HOMILÍA DOMINGO II T.O-C (16 enero 2022) - Jn 2, 1-11
¿Habéis visto alguna vez esos dibujos que juegan con la forma y el fondo? Si miras lo
más próximo ves una figura; pero si fijas tu mirada en lo de atrás aparece otra. Pues esa
es la impresión que da el evangelio de este domingo. Si atendemos a lo más inmediato
nos encontramos con una boda sencilla de pueblo donde se revela algo grande. A ella
también estaban invitados María, Jesús y sus discípulos. No sabemos por qué, pero se
quedan sin vino. De entrada, nadie se da cuenta; solo los que están atentos, los que
quizás beban poco y sirvan mucho. En este contexto se produce un diálogo que
hubiéramos pagado por presenciar. María le presenta una necesidad; Jesús le argumenta
para no actuar; ella parece no escuchar y remite al hijo; que, al parecer, hace lo que tenía
reservado para más adelante: unas tinajas vacías dedicadas a las purificaciones se llenan
de agua, que se convierte en un vino excelente. Hasta aquí la forma, pero ¿qué hay de
fondo?
La boda entera se convierte en un signo, en una manifestación de quién es Jesús. En
ella, por primera vez, se revela lo que tenía reservado hacer en la cruz, mostrar la gloria
de Dios. De ese Dios que ha venido a relacionarse de otra manera con el ser humano. Ya
ha pasado el tiempo del Dios de la santidad y la pureza que necesitaba de las abluciones
y exigía la separación de los impuros.
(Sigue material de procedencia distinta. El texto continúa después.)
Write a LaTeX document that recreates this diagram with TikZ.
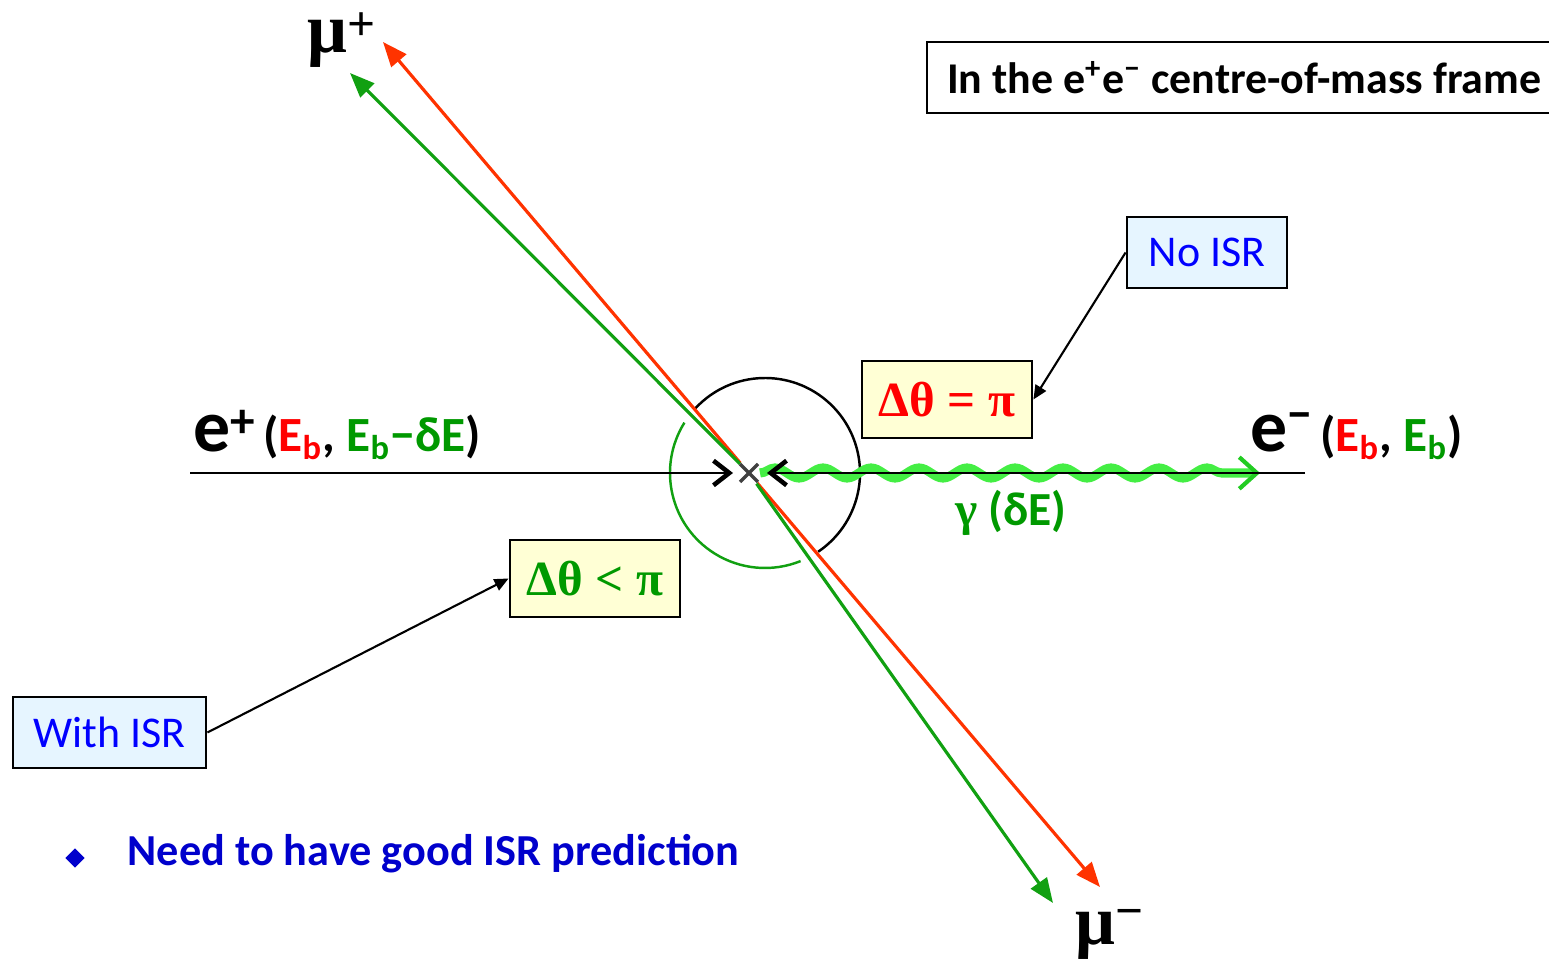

Con Jesús, la era de las tinajas vacías había
pasado para dar paso a las bodas con vino de primera y en abundancia. Y es curioso
observar cómo Jesús tiene que vivir eso de “el hombre propone y Dios dispone”. Todo el
planteamiento teológico de dejar su gran revelación para la hora del calvario se ve en
parte trastocado porque su madre le invita a reordenar el orden de prioridades. ¿Os
imagináis diciendo, “hijo antes la obligación que la devoción”? Pero sus palabras fueron:
“No les queda vino”, “Haced lo que él os diga”. Para entenderlas hay que imaginarse,
ahora sí, a María al pie de la cruz de Jesús. Él, encomendándola a Juan, la hace madre
de todos nosotros. En nuestro nombre, al Jesús crucificado y glorificado, le sigue
diciendo: “No les queda vino”. A nosotros, en nombre del Jesús el Cristo, nos dice:
“Haced lo que Él os diga”.
Pero aún queda más fondo. Y llegamos a él, curiosamente, cuando miramos la realidad
más cercana a nuestros ojos: el contexto en el que vivimos. Mirado de pasada pareciera
que, incluso, no van del todo mal las cosas; porque, al fin y al cabo, con algunos
desajustes parecemos una sociedad organizada. Pero una mirada atenta como la de la
madre del Señor descubriría una sociedad que da la sensación de ser una boda que se
ha quedado sin vino o una vasija vacía en desuso. Los que no tienen se angustian por
vivir en necesidad o anhelando lo que no tienen. Los que tienen tienen para asegurarse
determinadas seguridades pero no pueden comprar lo que daría sentido a sus vidas. Los
que se han encontrado con la adversidad se ahogan en el dolor en un mar donde no
encuentran asideros. Los mayores sufren de soledad. Los jóvenes, si miran para atrás, no
valoran la memoria; si lo hacen hacia adelante ven oscuro el porvenir. Esta sociedad se
ha quedado sin vino. Y la pregunta sería: ¿cómo quieres situarte en esta boda que está a
punto de ir al traste? La madre del Señor se nos ofrece como icono. Ella es parte de la
boda, está como la que sirve, tiene una mirada atenta y convierte en oración llena de
confianza la visión de la necesidad. La devoción mariana pasaría por estar en este mundo
como hermano que vive con responsabilidad la suerte de sus otros hermanos; el vivir
superando la tentación de la indiferencia; el estar con los ojos bien abiertos; y el vencer la
tentación del desánimo desde la confianza y la esperanza. Y, así, hacer siempre lo que él
nos diga y, al mismo tiempo, suplicar por aquellos que no le quedan vino.